Anggota Majelis Rakyat Papua (MRP), Toni Wanggai, mengungkapkan, tensi sosial politik di "Bumi Cenderawasih" dan Jakarta kembali meningkat. Pangkalnya, Kementerian Dalam Negeri (Kemendagri) tidak terbuka tentang substansi Rancangan Undang-Undang Otonomi Khusus (RUU Otsus) Papua.

"Saat ini terjadi dinamika di Papua, apakah otsus dilakukan revisi terbatas dalam Prolegnas 2020 ini, apakah revisi secara total, atau otsus sebagai perbaikan lantaran otsus sebelumnya telah gagal memberdayakan orang asli Papua dari sisi afirmasi proteksi pemberdayaan dan pengakuan terhadap orang asli Papua, baik secara politik, ekonomi, sosial, dan sebagainya," katanya dalam "Prihatin Papua", Kamis (30/7).

Jika alasannya adalah kegagalan, terang Toni, banyak masyarakat Papua berpandangan otsus tidak berguna.
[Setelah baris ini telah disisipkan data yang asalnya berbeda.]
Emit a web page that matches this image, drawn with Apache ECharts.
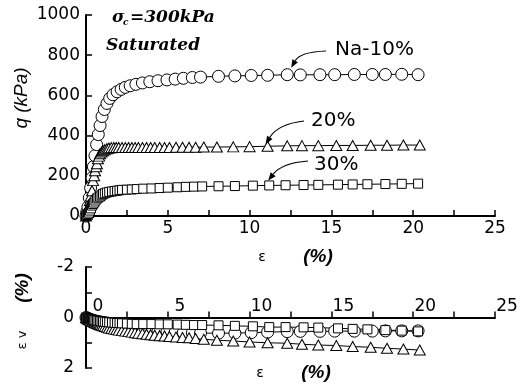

Imbasnya, muncul kembali riak-riak referendum. Karenanya, Kemendagri selaku sektor utama diminta transparan, setidaknya kepada MRP selaku perwakilan rakyat Papua dan pemerintah setempat.

"Sampai saat ini pihak Kemendagri sebagai leading sector otsus belum secara terbuka membangun komunikasi dengan pemerintah provinsi di Papua, MRP, dan juga DPRP (Dewan Perwakilan Rakyat Papua)," papar Ketua Pengurus Wilayah Nahdlatul Ulama (PWNU) Papua itu.

Padahal, ungkapnya, MRP telah melakukan serangkaian rapat dengar pendapat (RDP) dengan berbagai komponen masyarakat untuk menemukan jalan keluar. Kelompok pemuka agama, adat, dan lembaga perempuan, misalnya.